In speaking with the high school students who came from across the state to see the author, McCullough encouraged them to be curious, especially when it comes to history. He promised them history is far more than memorizing dates and is far from dull.

McCullough said nothing was “ever on track,” and there was never such a thing as the “foreseeable future,” for at every moment there were a number of different ways history could have gone. He said to comprehend history, to know how we got to where we are, one must first understand the people and setting of the past, come to know their motivations, and the sequence of events that led to the next.

McCullough believes it is also important to “let the dust settle” to be able to see our history clearly, as living too close to an event or an era can cloud the perception of the past.

“Attitudes change over time because the world changes. We can better understand when we look back and see what led us there and how it may have changed the course of history,” he said.

McCullough offered President Barack Obama’s legacy as an example. Having studied history extensively, he believes that in the future, negative opinions will change and Obama will be looked on with “immense praise and respect, not just for the things he did, but also for the things he had the foresight not to.”

McCullough said, “When we look back at history, we find what matters most is strength in character. We see these leaders that never quit; they keep getting back up when they are pushed down.”

This is not the first time McCullough has come across Warwick. When researching 1776, he came to find “the most extraordinary American, the most efficient and talented military leader this side of the Revolution,” General Nathanael Greene. He noted how we often reflect on revolutionary figures as old, wise men, but in reality it was a young man’s war.
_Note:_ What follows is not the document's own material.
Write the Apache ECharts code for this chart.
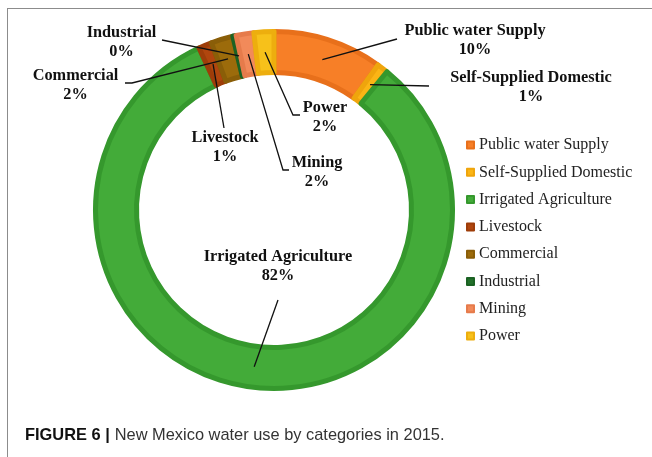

“These men weren’t superhuman. They may be extraordinary, but they were human,” he said. “When you realize that, you find there is a sense of kinship to these magnificent historical figures.”

Although with the high school students McCullough discussed mostly revolutionary characters, he gave the grander audience an overview of his time researching the Wright Brothers, again a topic he knew very little about. He knew the “five minutes” they are allotted in history class - brothers who were bike mechanics, the first men to fly. He felt the Wright Brothers, who had helped change the world dramatically, weren’t given the accolades they deserved.
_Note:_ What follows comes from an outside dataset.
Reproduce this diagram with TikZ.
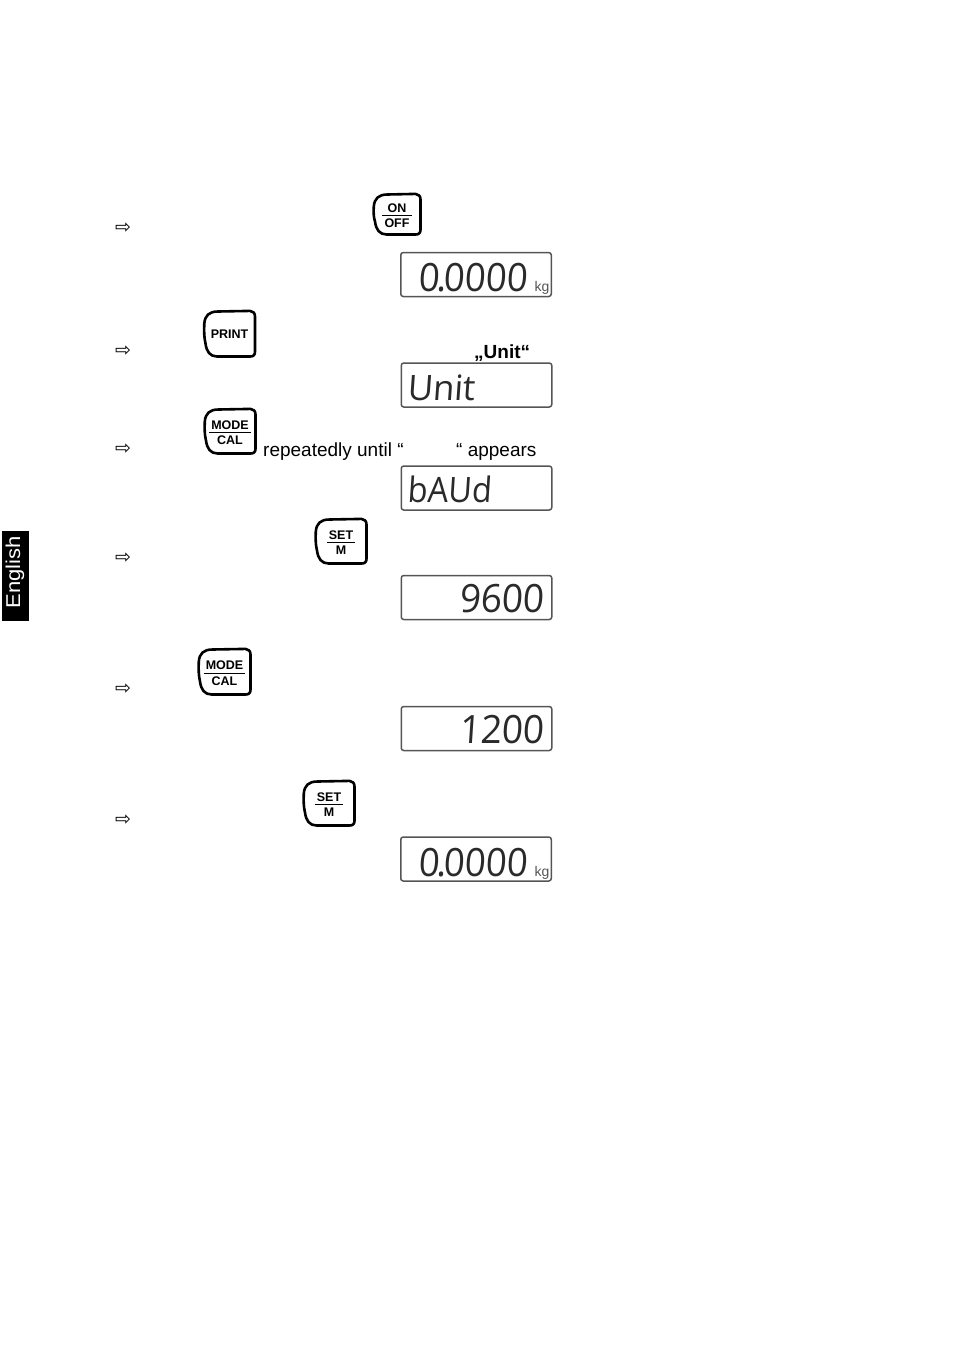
\documentclass[tikz,border=0pt]{standalone}
\usepackage{fontspec}
\setmainfont{Liberation Sans}
\newfontfamily\ArrowFont{DejaVu Sans}
\newfontfamily\LcdFont[FakeSlant=0.07]{Open Sans}
\usetikzlibrary{positioning}
\definecolor{LcdFrame}{HTML}{555555}
\definecolor{LcdInk}{HTML}{2A2A2A}
\newcommand{\KeyLabel}[2]{\begin{tabular}{@{\,}c@{\,}}\rule{0pt}{15pt}#1\\[-1pt]\hline\rule{0pt}{12.5pt}#2\end{tabular}}
\newcommand{\DrawKey}[1]{\draw[KeyEdge] ([xshift=14pt]#1.north west) -- ([xshift=-5pt,yshift=0.6pt]#1.north east)
  .. controls ([xshift=-2pt,yshift=0.4pt]#1.north east) and ([yshift=-1.5pt]#1.north east) .. ([yshift=-5pt]#1.north east) -- ([yshift=5pt]#1.south east)
  .. controls ([yshift=1.5pt]#1.south east) and ([xshift=-1.5pt]#1.south east) .. ([xshift=-5pt]#1.south east) -- ([xshift=13pt]#1.south west)
  .. controls ([xshift=6pt]#1.south west) and ([xshift=2.5pt,yshift=5pt]#1.south west) .. ([xshift=1.5pt,yshift=13pt]#1.south west)
  .. controls ([xshift=0pt,yshift=-3pt]#1.west) and ([xshift=0pt,yshift=3pt]#1.west) .. ([xshift=0.3pt,yshift=-12pt]#1.north west)
  .. controls ([xshift=1pt,yshift=-4pt]#1.north west) and ([xshift=5pt]#1.north west) .. cycle;}

\begin{document}
\begin{tikzpicture}[x=1pt,y=-1pt]
  \tikzset{KeyStyle/.style = {
    shape          = rectangle,
    inner sep      = 0pt,
    outer sep      = 0pt,
    text           = black,
    font           = \fontsize{12.5}{12.5}\selectfont\bfseries
    }
  }
  \tikzset{KeyEdge/.style = {
    draw           = black,
    line width     = 2.6pt,
    line join      = round
    }
  }
  \tikzset{DisplayStyle/.style = {
    shape          = rectangle,
    draw           = LcdFrame,
    fill           = white,
    line width     = 1.5pt,
    rounded corners = 2.5pt,
    minimum width  = 150.5pt,
    minimum height = 44pt,
    inner sep      = 0pt,
    outer sep      = 0pt
    }
  }
  \tikzset{LcdStyle/.style = {
    text           = LcdInk,
    inner sep      = 0pt,
    font           = \fontsize{39}{39}\selectfont\LcdFont
    }
  }
  \tikzset{KgStyle/.style = {
    text           = LcdFrame,
    inner sep      = 0pt,
    anchor         = base west,
    font           = \fontsize{14}{14}\selectfont
    }
  }
  \tikzset{BulletStyle/.style = {
    inner sep      = 0pt,
    font           = \fontsize{19}{19}\selectfont\ArrowFont
    }
  }
  \tikzset{BodyStyle/.style = {
    inner sep      = 0pt,
    anchor         = base west,
    font           = \fontsize{19}{20}\selectfont
    }
  }
  \useasboundingbox (0,0) rectangle (954,1350);

  \node[BulletStyle](ArrowA) at (123, 228) {⇨};
  \node[BulletStyle](ArrowB) at (123, 351) {⇨};
  \node[BulletStyle](ArrowC) at (123, 449) {⇨};
  \node[BulletStyle](ArrowD) at (123, 558) {⇨};
  \node[BulletStyle](ArrowE) at (123, 689) {⇨};
  \node[BulletStyle](ArrowF) at (123, 820) {⇨};

  \node[KeyStyle, minimum width=47pt, minimum height=40pt](KeyOnOff) at (397, 214.5) {\KeyLabel{ON}{OFF}};
  \node[KeyStyle, minimum width=51pt, minimum height=45pt](KeyPrint) at (229.5, 334) {PRINT};
  \node[KeyStyle, minimum width=51pt, minimum height=44pt](KeyModeA) at (230, 431.5) {\KeyLabel{MODE}{CAL}};
  \node[KeyStyle, minimum width=51pt, minimum height=44pt](KeySetA) at (341, 541.5) {\KeyLabel{SET}{M}};
  \node[KeyStyle, minimum width=52pt, minimum height=45pt](KeyModeB) at (224.5, 672) {\KeyLabel{MODE}{CAL}};
  \node[KeyStyle, minimum width=51pt, minimum height=44pt](KeySetB) at (329, 803.5) {\KeyLabel{SET}{M}};
  \DrawKey{KeyOnOff}
  \DrawKey{KeyPrint}
  \DrawKey{KeyModeA}
  \DrawKey{KeySetA}
  \DrawKey{KeyModeB}
  \DrawKey{KeySetB}

  \node[DisplayStyle](DispA) at (476, 274.5) {};
  \node[DisplayStyle](DispB) at (476.5, 385) {};
  \node[DisplayStyle](DispC) at (476.5, 488) {};
  \node[DisplayStyle](DispD) at (476.5, 597.5) {};
  \node[DisplayStyle](DispE) at (476.5, 728.5) {};
  \node[DisplayStyle](DispF) at (476, 859) {};

  \node[LcdStyle, anchor=base west, xscale=0.94](LcdZeroA) at (418, 291) {0\kern-3pt.\kern-3pt0000};
  \node[KgStyle, right=7pt of LcdZeroA.base east, anchor=base west](LcdKgA) {kg};
  \node[LcdStyle, anchor=base west, font=\fontsize{35}{35}\selectfont\LcdFont\addfontfeature{LetterSpace=-1}](LcdUnit) at (407, 400) {Unit};
  \node[LcdStyle, anchor=base west, xscale=0.93, font=\fontsize{35}{35}\selectfont\LcdFont](LcdBaud) at (407, 502) {bAUd};
  \node[LcdStyle, anchor=base east, xscale=0.95](LcdNine) at (544, 612) {9600};
  \node[LcdStyle, anchor=base east, xscale=0.95](LcdTwelve) at (544, 743) {1200};
  \node[LcdStyle, anchor=base west, xscale=0.94](LcdZeroB) at (418, 876) {0\kern-3pt.\kern-3pt0000};
  \node[KgStyle, right=7pt of LcdZeroB.base east, anchor=base west](LcdKgB) {kg};

  \node[BodyStyle, font=\fontsize{19}{20}\selectfont\bfseries](TextUnit) at (474, 358) {„Unit“};
  \node[BodyStyle](TextUntil) at (263, 456) {repeatedly until “};
  \node[BodyStyle](TextAppears) at (456, 456) {“ appears};

  \node[fill=black, minimum width=27pt, minimum height=90pt, inner sep=0pt](TabBox) at (15.5, 576) {};
  \node[rotate=90, xscale=1.1, text=white, inner sep=0pt, font=\fontsize{20}{21}\selectfont](TabText) at (15, 572.5) {English};
\end{tikzpicture}
\end{document}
“I like to give credit where credit is overdue,” he said.

After the publication of his book, several people remarked how the Wright Brothers and their genius were on par with today’s computer software developers, but McCullough strongly disagrees.

“These men may be smart, they may make major advancements, but they are not risking their lives every day sitting in their cushy offices in Silicon Valley,” he said. “Every day, the Wright Brothers risked their lives for the sake of progress, advancement. They often went up in machines they didn’t know would work or not, with the risk of crashing.”
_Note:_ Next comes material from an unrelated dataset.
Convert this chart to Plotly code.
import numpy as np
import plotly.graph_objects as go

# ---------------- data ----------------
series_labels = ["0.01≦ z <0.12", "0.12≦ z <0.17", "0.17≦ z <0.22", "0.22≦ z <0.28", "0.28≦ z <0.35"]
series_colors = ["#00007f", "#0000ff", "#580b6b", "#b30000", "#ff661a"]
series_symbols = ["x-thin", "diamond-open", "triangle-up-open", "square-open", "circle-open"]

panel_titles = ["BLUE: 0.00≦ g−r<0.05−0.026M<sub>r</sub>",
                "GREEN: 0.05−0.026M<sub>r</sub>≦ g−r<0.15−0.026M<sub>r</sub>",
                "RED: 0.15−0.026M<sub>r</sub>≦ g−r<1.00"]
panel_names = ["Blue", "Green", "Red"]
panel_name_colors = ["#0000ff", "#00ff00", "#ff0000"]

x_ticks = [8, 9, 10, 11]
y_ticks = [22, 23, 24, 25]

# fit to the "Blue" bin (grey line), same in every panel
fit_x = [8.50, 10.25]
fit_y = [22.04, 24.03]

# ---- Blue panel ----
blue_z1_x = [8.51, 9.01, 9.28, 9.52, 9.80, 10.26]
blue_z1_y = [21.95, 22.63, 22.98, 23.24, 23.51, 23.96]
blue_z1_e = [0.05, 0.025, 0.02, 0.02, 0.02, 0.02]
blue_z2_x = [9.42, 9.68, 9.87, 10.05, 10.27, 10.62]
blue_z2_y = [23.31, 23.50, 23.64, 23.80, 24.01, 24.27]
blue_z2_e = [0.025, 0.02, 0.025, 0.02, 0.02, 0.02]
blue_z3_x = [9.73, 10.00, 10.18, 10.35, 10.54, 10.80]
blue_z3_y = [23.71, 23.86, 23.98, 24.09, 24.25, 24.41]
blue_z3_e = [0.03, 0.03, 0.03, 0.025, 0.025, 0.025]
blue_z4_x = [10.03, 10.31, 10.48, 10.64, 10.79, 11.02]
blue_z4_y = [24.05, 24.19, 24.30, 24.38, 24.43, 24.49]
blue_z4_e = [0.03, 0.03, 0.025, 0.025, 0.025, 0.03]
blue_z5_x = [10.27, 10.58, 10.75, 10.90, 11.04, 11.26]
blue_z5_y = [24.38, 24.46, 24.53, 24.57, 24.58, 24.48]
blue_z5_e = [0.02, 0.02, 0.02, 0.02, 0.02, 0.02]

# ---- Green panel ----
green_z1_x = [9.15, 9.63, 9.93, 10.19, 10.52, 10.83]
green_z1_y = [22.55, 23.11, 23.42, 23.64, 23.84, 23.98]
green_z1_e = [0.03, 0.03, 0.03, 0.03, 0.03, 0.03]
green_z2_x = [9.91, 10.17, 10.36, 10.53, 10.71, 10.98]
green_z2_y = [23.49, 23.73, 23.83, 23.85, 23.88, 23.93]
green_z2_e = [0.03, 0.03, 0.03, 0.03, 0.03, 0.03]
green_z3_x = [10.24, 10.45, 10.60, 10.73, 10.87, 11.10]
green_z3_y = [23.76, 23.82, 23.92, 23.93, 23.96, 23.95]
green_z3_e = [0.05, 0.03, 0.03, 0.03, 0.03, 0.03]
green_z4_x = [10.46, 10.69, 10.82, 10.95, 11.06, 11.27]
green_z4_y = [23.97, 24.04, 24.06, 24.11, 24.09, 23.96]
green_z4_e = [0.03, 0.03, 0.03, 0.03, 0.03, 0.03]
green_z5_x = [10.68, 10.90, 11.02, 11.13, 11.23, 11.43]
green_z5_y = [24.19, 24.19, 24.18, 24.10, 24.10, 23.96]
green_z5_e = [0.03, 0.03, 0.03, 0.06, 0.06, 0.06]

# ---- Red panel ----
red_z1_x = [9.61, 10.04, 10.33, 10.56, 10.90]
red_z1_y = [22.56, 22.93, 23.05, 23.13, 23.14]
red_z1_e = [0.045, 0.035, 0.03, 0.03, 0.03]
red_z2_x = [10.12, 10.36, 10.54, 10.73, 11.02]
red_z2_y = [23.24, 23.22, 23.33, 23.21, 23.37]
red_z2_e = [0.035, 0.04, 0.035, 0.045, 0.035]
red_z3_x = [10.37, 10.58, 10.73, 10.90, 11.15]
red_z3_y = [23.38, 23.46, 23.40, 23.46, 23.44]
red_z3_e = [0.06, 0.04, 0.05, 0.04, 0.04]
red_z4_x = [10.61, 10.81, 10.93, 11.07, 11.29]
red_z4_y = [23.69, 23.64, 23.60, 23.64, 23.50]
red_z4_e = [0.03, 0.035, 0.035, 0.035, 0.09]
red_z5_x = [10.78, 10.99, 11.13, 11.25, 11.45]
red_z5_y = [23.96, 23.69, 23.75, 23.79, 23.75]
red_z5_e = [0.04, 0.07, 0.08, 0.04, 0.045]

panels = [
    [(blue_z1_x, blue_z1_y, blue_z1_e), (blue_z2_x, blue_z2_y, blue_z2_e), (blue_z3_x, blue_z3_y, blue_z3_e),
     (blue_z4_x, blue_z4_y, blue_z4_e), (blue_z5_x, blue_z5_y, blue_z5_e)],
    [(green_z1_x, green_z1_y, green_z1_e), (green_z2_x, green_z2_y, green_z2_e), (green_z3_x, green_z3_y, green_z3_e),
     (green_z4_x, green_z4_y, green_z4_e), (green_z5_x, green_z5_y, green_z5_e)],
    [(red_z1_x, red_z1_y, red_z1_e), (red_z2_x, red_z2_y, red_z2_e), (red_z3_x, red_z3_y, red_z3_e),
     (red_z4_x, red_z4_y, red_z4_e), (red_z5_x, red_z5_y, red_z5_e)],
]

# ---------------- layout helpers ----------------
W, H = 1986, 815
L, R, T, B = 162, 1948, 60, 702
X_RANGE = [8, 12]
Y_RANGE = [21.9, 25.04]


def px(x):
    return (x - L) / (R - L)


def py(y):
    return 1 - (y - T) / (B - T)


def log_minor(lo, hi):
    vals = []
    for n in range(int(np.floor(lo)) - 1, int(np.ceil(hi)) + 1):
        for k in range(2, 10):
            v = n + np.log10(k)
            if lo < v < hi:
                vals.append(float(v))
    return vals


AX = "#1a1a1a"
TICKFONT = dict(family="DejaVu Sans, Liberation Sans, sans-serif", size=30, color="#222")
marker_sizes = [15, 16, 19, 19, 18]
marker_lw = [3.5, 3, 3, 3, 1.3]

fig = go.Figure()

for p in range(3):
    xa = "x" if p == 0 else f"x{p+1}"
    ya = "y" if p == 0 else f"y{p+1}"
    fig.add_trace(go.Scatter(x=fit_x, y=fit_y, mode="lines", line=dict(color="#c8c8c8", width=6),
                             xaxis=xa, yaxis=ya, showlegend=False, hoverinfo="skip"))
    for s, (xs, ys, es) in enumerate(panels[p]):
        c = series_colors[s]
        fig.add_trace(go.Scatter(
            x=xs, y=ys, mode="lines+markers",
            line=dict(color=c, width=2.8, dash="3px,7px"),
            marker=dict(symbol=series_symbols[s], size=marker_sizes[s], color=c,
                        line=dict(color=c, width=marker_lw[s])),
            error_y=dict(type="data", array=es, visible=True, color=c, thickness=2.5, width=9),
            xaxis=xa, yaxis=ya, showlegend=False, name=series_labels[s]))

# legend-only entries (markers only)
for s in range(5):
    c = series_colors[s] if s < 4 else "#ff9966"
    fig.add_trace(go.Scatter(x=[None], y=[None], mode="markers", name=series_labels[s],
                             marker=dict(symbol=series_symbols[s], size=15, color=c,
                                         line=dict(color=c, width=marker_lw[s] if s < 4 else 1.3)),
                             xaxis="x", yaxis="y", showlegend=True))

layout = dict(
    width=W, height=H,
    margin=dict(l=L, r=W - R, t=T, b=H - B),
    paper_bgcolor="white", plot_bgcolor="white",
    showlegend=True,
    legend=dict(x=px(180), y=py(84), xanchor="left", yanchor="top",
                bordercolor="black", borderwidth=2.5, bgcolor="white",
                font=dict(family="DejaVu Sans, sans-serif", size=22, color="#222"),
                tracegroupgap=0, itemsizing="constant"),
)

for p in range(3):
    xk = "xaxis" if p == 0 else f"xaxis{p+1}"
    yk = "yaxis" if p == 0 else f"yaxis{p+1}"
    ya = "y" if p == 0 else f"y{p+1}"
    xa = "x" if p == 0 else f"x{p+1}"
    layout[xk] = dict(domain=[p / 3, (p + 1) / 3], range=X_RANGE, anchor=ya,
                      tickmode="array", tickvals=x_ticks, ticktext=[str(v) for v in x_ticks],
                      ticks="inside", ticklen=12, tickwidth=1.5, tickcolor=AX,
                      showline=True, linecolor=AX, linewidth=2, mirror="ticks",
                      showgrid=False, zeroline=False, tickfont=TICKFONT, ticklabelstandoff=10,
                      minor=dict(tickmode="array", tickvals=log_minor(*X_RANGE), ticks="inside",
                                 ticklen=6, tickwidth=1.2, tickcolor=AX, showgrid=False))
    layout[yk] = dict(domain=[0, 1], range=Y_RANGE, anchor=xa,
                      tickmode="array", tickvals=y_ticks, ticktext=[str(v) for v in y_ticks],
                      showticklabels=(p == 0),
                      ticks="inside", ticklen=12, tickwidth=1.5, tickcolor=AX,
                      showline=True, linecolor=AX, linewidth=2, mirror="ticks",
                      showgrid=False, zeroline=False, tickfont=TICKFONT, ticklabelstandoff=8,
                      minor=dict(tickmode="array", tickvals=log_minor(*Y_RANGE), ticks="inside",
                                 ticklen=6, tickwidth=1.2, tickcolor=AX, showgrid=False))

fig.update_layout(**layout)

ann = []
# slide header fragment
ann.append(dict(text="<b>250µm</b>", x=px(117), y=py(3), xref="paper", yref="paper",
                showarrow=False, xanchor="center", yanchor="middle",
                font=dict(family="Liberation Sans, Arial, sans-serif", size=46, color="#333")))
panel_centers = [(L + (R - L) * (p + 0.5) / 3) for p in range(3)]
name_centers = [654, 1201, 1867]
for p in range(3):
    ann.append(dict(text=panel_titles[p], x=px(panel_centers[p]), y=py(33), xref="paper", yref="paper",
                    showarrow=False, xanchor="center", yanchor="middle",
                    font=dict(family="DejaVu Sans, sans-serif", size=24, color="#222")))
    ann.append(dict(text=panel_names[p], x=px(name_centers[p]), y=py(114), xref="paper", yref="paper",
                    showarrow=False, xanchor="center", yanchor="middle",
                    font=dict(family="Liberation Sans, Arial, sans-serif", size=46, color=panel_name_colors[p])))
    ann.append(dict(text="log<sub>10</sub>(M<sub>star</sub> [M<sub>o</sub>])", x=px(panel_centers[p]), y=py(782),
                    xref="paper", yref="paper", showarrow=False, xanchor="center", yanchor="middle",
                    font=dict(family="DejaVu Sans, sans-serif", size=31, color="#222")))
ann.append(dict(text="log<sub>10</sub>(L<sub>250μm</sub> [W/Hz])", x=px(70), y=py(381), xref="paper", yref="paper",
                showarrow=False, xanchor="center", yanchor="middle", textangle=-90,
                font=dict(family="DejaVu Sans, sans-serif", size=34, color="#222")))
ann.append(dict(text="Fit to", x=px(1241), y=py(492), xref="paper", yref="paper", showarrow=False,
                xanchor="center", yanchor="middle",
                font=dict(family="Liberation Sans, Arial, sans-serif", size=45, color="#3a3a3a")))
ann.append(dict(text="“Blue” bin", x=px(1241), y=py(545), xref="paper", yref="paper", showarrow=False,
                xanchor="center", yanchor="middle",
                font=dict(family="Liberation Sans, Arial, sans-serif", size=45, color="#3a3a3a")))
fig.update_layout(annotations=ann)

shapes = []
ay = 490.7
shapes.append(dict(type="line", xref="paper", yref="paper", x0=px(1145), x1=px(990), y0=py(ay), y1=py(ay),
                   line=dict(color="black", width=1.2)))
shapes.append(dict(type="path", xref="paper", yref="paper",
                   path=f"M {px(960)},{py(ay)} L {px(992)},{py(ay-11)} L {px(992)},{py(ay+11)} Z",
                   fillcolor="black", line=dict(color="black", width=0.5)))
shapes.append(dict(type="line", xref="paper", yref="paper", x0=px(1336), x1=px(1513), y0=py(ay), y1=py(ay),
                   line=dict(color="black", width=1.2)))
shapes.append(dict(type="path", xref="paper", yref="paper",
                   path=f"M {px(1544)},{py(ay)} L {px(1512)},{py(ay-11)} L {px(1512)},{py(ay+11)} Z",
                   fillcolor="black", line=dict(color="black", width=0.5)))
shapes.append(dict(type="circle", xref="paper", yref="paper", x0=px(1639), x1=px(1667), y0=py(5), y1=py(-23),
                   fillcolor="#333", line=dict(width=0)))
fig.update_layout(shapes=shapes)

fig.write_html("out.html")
Neither Wilbur nor Orville Wright graduated from high school, and yet they were considered geniuses, a distinction McCullough attributes to their immense curiosity. These brothers were encouraged by their parents to read, and their father often remarked, “A good life is a life with purpose.” Their curiosity was piqued. They were well read, taking in anything and everything they could - and were brilliant as a result.

Despite complications, mistakes and failures, the two brothers consistently fought their way through adversity and overcame every obstacle to “conquer what was thought impossible to man,” McCullough said.

“The Wright Brothers found that for flight to work you needed wind in your face, you need adversity to move forward,” he said. “Orville once said, ‘No bird ever soared in the calm,’ and that’s a powerful theme. In life, if everything was easy, you may never do a damn thing, and the day these men flew for the first time is the moment the world changed.”